We can also show how each estimate ended up looking like across the sample sizes. Notice that the individual intervals get smaller as sample size increases and the variability around the population value (0.5) gets lower as well.

ggplot(cur, aes(seed, estimate, ymin = lower, ymax = upper)) +
  geom_hline(yintercept = 0, linetype = "dashed", color = "grey70") +
  geom_hline(yintercept = 0.5, linetype = "dashed", color = "grey70") +
  geom_pointrange(size = .1, aes(color = factor(powered))) +
  labs(y = "Estimate (Credibility Interval)",
       x = "Index") +
  scale_color_manual(values = c("dodgerblue1", "#F1C40F")) +
  facet_wrap(~sample)

If this were for a grant proposal or something similar, I’d probably want to try some different priors, ones that are more informed by pilot studies or other previous studies.

But for now, I’m going to stick with this and enjoy the fact that data.table, tidyverse, and brms make it something very complicated far less overwhelming.

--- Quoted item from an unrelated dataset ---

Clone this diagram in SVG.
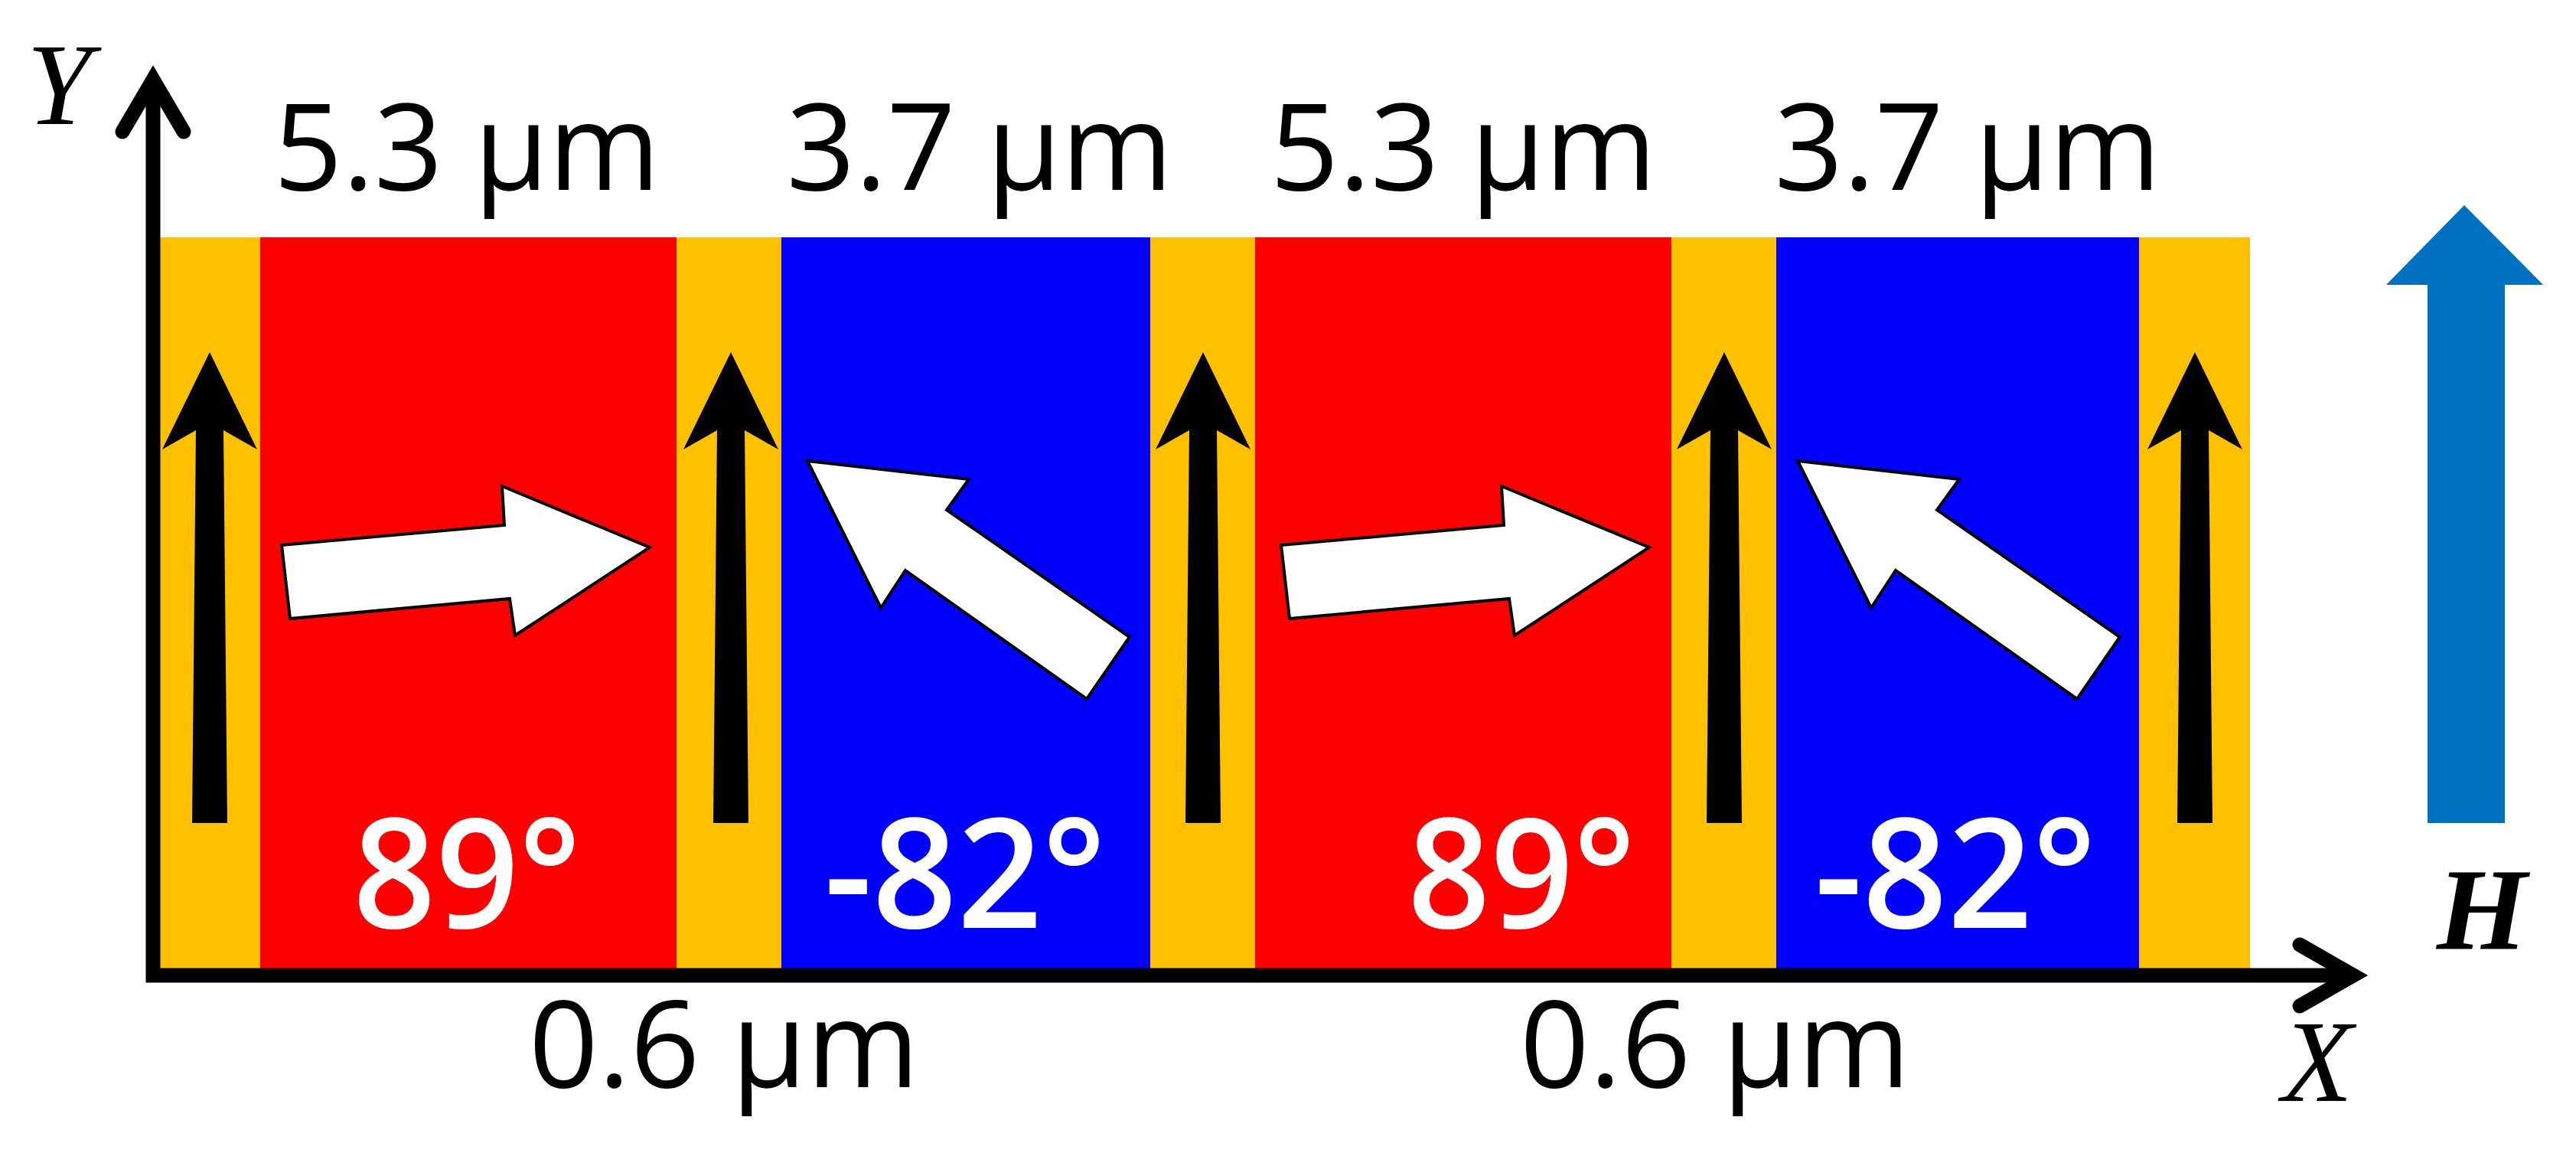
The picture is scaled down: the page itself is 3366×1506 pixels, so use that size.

[1] Note that this is very different, though subtly, from that of confidence intervals. In confidence intervals, we are saying: “If we ran the same study many times, the true population value would be contained in the confidence interval 95% of the time. So, if the null is not in the interval, then we are 95% confident the null is not the true population value.”